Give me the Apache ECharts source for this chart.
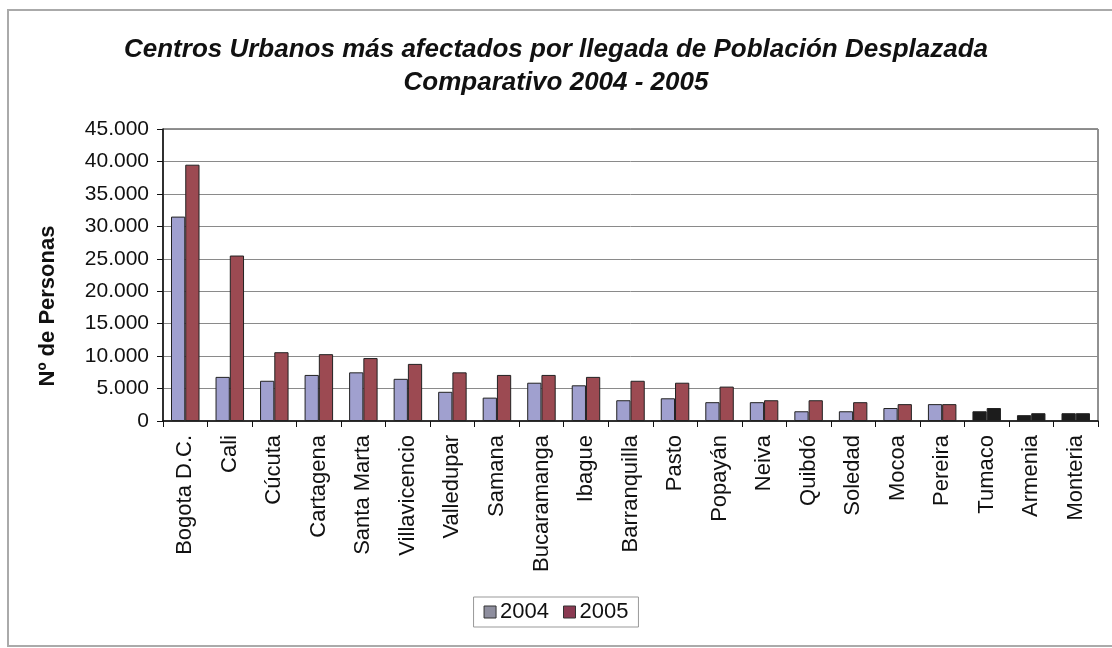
<!DOCTYPE html>
<html>
<head>
<meta charset="utf-8">
<script src="https://cdn.jsdelivr.net/npm/echarts@6/dist/echarts.min.js"></script>
<style>
  html, body { margin: 0; padding: 0; background: #fff; }
  #chart { width: 1112px; height: 648px; }
</style>
</head>
<body>
<div id="chart"></div>
<script>
// datos
const categorias = ['Bogota D.C.', 'Cali', 'Cúcuta', 'Cartagena', 'Santa Marta', 'Villavicencio', 'Valledupar',
  'Samana', 'Bucaramanga', 'Ibague', 'Barranquilla', 'Pasto', 'Popayán', 'Neiva', 'Quibdó', 'Soledad',
  'Mocoa', 'Pereira', 'Tumaco', 'Armenia', 'Monteria']
const valores2004 = [31500, 6800, 6200, 7100, 7500, 6500, 4500, 3600, 5900, 5500, 3200, 3500, 2900, 2900,
  1500, 1500, 2000, 2600, 1500, 900, 1200]
const valores2005 = [39500, 25500, 10600, 10300, 9700, 8800, 7500, 7100, 7100, 6800, 6200, 5900, 5300, 3200,
  3200, 2900, 2600, 2600, 2000, 1200, 1200]
const ticksY = [0, 5000, 10000, 15000, 20000, 25000, 30000, 35000, 40000, 45000]

// en el escaneo las ultimas barras salen casi negras
const oscuras = ['Tumaco', 'Armenia', 'Monteria']

const fuente = "'Liberation Sans', Arial, sans-serif"

const chart = echarts.init(document.getElementById('chart'))

const conColor = (vals, color) => vals.map((v, i) => ({
  value: v,
  itemStyle: { color: oscuras.includes(categorias[i]) ? '#1c1c1c' : color }
}))

const formato = v => String(v).replace(/\B(?=(\d{3})+(?!\d))/g, '.')

const option = {
  animation: false,
  backgroundColor: '#fff',
  textStyle: { fontFamily: fuente },
  title: {
    text: 'Centros Urbanos más afectados por llegada de Población Desplazada\nComparativo 2004 - 2005',
    left: 'center',
    top: 28,
    textStyle: {
      fontFamily: fuente,
      fontSize: 26,
      fontWeight: 'bold',
      fontStyle: 'italic',
      color: '#111',
      lineHeight: 33
    }
  },
  legend: {
    data: [
      { name: '2004', itemStyle: { color: '#8e8e9e' } },
      { name: '2005', itemStyle: { color: '#8a3a52' } }
    ],
    left: 'center',
    top: 597,
    icon: 'rect',
    itemWidth: 12,
    itemHeight: 12,
    itemGap: 14,
    padding: [4, 10],
    borderColor: '#999',
    borderWidth: 1,
    textStyle: { fontFamily: fuente, fontSize: 22, color: '#111', padding: [0, 0, 0, -1] },
    itemStyle: { borderColor: '#333', borderWidth: 1 }
  },
  grid: {
    left: 163,
    right: 14,
    top: 129,
    bottom: 227,
    show: true,
    borderColor: '#222',
    borderWidth: 1
  },
  xAxis: {
    type: 'category',
    data: categorias,
    axisLine: { lineStyle: { color: '#111', width: 1.5 } },
    axisTick: { show: true, length: 6, lineStyle: { color: '#111' } },
    axisLabel: {
      rotate: 90,
      interval: 0,
      margin: 14,
      fontFamily: fuente,
      fontSize: 22,
      color: '#111'
    }
  },
  yAxis: {
    type: 'value',
    min: 0,
    max: 45000,
    interval: 5000,
    axisLine: { show: true, lineStyle: { color: '#111', width: 1.5 } },
    axisTick: { show: true, length: 6, lineStyle: { color: '#111' } },
    splitLine: { lineStyle: { color: '#8a8a8a', width: 1 } },
    axisLabel: {
      margin: 14,
      fontFamily: fuente,
      fontSize: 21,
      color: '#111',
      customValues: ticksY,
      formatter: formato
    }
  },
  series: [
    {
      name: '2004',
      type: 'bar',
      data: conColor(valores2004, '#a0a0cf'),
      barGap: '0%',
      barCategoryGap: '36%',
      itemStyle: { color: '#a0a0cf', borderColor: '#222', borderWidth: 1 }
    },
    {
      name: '2005',
      type: 'bar',
      data: conColor(valores2005, '#9c4a52'),
      itemStyle: { color: '#9c4a52', borderColor: '#222', borderWidth: 1 }
    }
  ],
  graphic: [
    {
      type: 'rect',
      shape: { x: 8, y: 10, width: 1110, height: 636 },
      style: { fill: 'none', stroke: '#aaa', lineWidth: 2 },
      silent: true
    },
    {
      // titulo del eje Y, en el original queda algo por debajo del centro
      type: 'text',
      x: 48,
      y: 306,
      rotation: Math.PI / 2,
      style: {
        text: 'Nº de Personas',
        fontFamily: fuente,
        fontSize: 22,
        fontWeight: 'bold',
        fill: '#111',
        align: 'center',
        verticalAlign: 'middle'
      }
    }
  ]
}

chart.setOption(option)
</script>
</body>
</html>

__GOAL__
Output the data exactly. Pictures don't belong in the result.

__OUTPUT FOR THIS TASK__
Give me the Apache ECharts source for this chart.
<!DOCTYPE html>
<html>
<head>
<meta charset="utf-8">
<script src="https://cdn.jsdelivr.net/npm/echarts@6/dist/echarts.min.js"></script>
<style>
  html, body { margin: 0; padding: 0; background: #fff; }
  #chart { width: 1112px; height: 648px; }
</style>
</head>
<body>
<div id="chart"></div>
<script>
// datos
const categorias = ['Bogota D.C.', 'Cali', 'Cúcuta', 'Cartagena', 'Santa Marta', 'Villavicencio', 'Valledupar',
  'Samana', 'Bucaramanga', 'Ibague', 'Barranquilla', 'Pasto', 'Popayán', 'Neiva', 'Quibdó', 'Soledad',
  'Mocoa', 'Pereira', 'Tumaco', 'Armenia', 'Monteria']
const valores2004 = [31500, 6800, 6200, 7100, 7500, 6500, 4500, 3600, 5900, 5500, 3200, 3500, 2900, 2900,
  1500, 1500, 2000, 2600, 1500, 900, 1200]
const valores2005 = [39500, 25500, 10600, 10300, 9700, 8800, 7500, 7100, 7100, 6800, 6200, 5900, 5300, 3200,
  3200, 2900, 2600, 2600, 2000, 1200, 1200]
const ticksY = [0, 5000, 10000, 15000, 20000, 25000, 30000, 35000, 40000, 45000]

// en el escaneo las ultimas barras salen casi negras
const oscuras = ['Tumaco', 'Armenia', 'Monteria']

const fuente = "'Liberation Sans', Arial, sans-serif"

const chart = echarts.init(document.getElementById('chart'))

const conColor = (vals, color) => vals.map((v, i) => ({
  value: v,
  itemStyle: { color: oscuras.includes(categorias[i]) ? '#1c1c1c' : color }
}))

const formato = v => String(v).replace(/\B(?=(\d{3})+(?!\d))/g, '.')

const option = {
  animation: false,
  backgroundColor: '#fff',
  textStyle: { fontFamily: fuente },
  title: {
    text: 'Centros Urbanos más afectados por llegada de Población Desplazada\nComparativo 2004 - 2005',
    left: 'center',
    top: 28,
    textStyle: {
      fontFamily: fuente,
      fontSize: 26,
      fontWeight: 'bold',
      fontStyle: 'italic',
      color: '#111',
      lineHeight: 33
    }
  },
  legend: {
    data: [
      { name: '2004', itemStyle: { color: '#8e8e9e' } },
      { name: '2005', itemStyle: { color: '#8a3a52' } }
    ],
    left: 'center',
    top: 597,
    icon: 'rect',
    itemWidth: 12,
    itemHeight: 12,
    itemGap: 14,
    padding: [4, 10],
    borderColor: '#999',
    borderWidth: 1,
    textStyle: { fontFamily: fuente, fontSize: 22, color: '#111', padding: [0, 0, 0, -1] },
    itemStyle: { borderColor: '#333', borderWidth: 1 }
  },
  grid: {
    left: 163,
    right: 14,
    top: 129,
    bottom: 227,
    show: true,
    borderColor: '#222',
    borderWidth: 1
  },
  xAxis: {
    type: 'category',
    data: categorias,
    axisLine: { lineStyle: { color: '#111', width: 1.5 } },
    axisTick: { show: true, length: 6, lineStyle: { color: '#111' } },
    axisLabel: {
      rotate: 90,
      interval: 0,
      margin: 14,
      fontFamily: fuente,
      fontSize: 22,
      color: '#111'
    }
  },
  yAxis: {
    type: 'value',
    min: 0,
    max: 45000,
    interval: 5000,
    axisLine: { show: true, lineStyle: { color: '#111', width: 1.5 } },
    axisTick: { show: true, length: 6, lineStyle: { color: '#111' } },
    splitLine: { lineStyle: { color: '#8a8a8a', width: 1 } },
    axisLabel: {
      margin: 14,
      fontFamily: fuente,
      fontSize: 21,
      color: '#111',
      customValues: ticksY,
      formatter: formato
    }
  },
  series: [
    {
      name: '2004',
      type: 'bar',
      data: conColor(valores2004, '#a0a0cf'),
      barGap: '0%',
      barCategoryGap: '36%',
      itemStyle: { color: '#a0a0cf', borderColor: '#222', borderWidth: 1 }
    },
    {
      name: '2005',
      type: 'bar',
      data: conColor(valores2005, '#9c4a52'),
      itemStyle: { color: '#9c4a52', borderColor: '#222', borderWidth: 1 }
    }
  ],
  graphic: [
    {
      type: 'rect',
      shape: { x: 8, y: 10, width: 1110, height: 636 },
      style: { fill: 'none', stroke: '#aaa', lineWidth: 2 },
      silent: true
    },
    {
      // titulo del eje Y, en el original queda algo por debajo del centro
      type: 'text',
      x: 48,
      y: 306,
      rotation: Math.PI / 2,
      style: {
        text: 'Nº de Personas',
        fontFamily: fuente,
        fontSize: 22,
        fontWeight: 'bold',
        fill: '#111',
        align: 'center',
        verticalAlign: 'middle'
      }
    }
  ]
}

chart.setOption(option)
</script>
</body>
</html>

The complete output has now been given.